We wandelden, Tammo, Stine en ik. Van ver af zag ik het al: het schaap. Het lag in een kruiwagen tussen twee boerenschuren in, het lag ontspannen over de rand, leek het van een afstand, zoals je ontspannen over de rand van een ligbad kunt liggen, het hoofd naar beneden. Maar de poten staken recht vooruit, stram, hard, gestold in de laatste houding, en zo gestorven. Tammo en Stine konden hun aandacht er niet vanaf houden. Niet dat ze eraan wilden zitten, maar ze wilden het ruiken, ze gingen erachter staan, allebei, in de stroom van de wind, hun neuzen trilden van opwinding. Kennelijk heeft de dood een geur.
Aan de achterkant van het schaap, opzij in de kruiwagen, hing er, als een achteloos gebaar, een nageboorte uit. Een zakdoekje, leek het wel, gebruikt om af te wissen en ergens aan blijven hangen, het was het enige detail dat het verhaal suggereerde. Ik weet: schapen zijn moeilijke bevallers. Dit schaap is misschien in de wei in barensnood gekomen en heeft het niet gered. De boerin heeft het gevonden en opgehaald, zo fantaseer ik leven en dood aan elkaar. Het lam zal het ook niet overleefd hebben, er zijn niet zoveel schapen meer die zelfstandig hun kinderen op de wereld kunnen brengen.

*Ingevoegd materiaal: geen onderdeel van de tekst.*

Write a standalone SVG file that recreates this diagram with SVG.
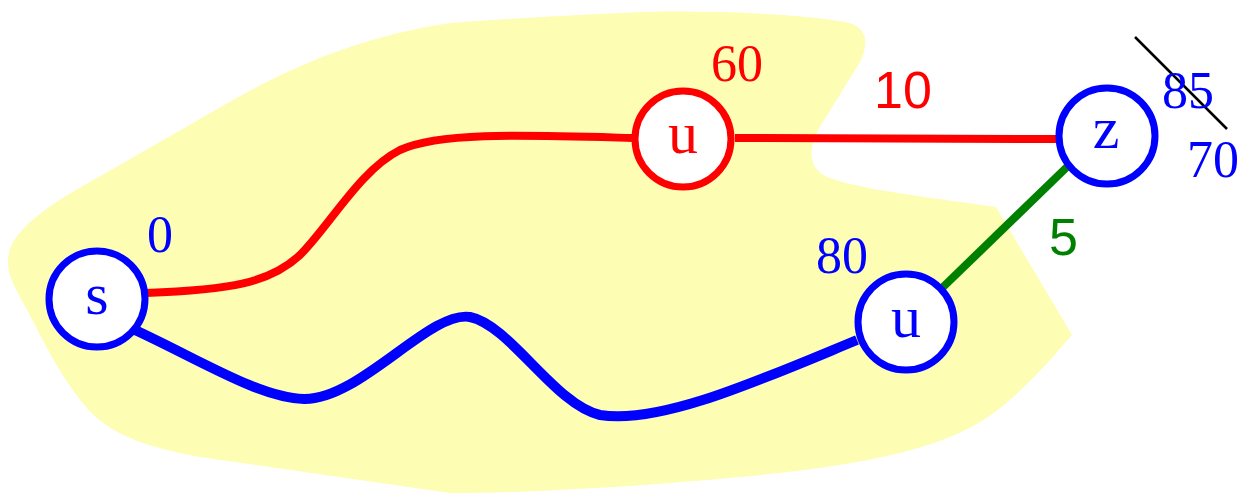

Is er geen mens bij, dan is de kans dat het goed fout gaat, groot. Het bewijs lag in de kruiwagen. Klaar om weg te rijden, maar nu nog even tussen twee schuren in. Ik zal de boerin ernaar vragen als ik haar weer zie.
Later kwam ik de boerin tegen. En nee, het was geen zwangerschap, geen lam, geen nageboorte. Soms perst een schaap zijn darmen eruit. Daar helpt niets tegen, dan gaat het dood. Botte pech.
De foto plaats ik maar niet op internet, je zult zien dat er mensen zijn die dat onethisch vinden.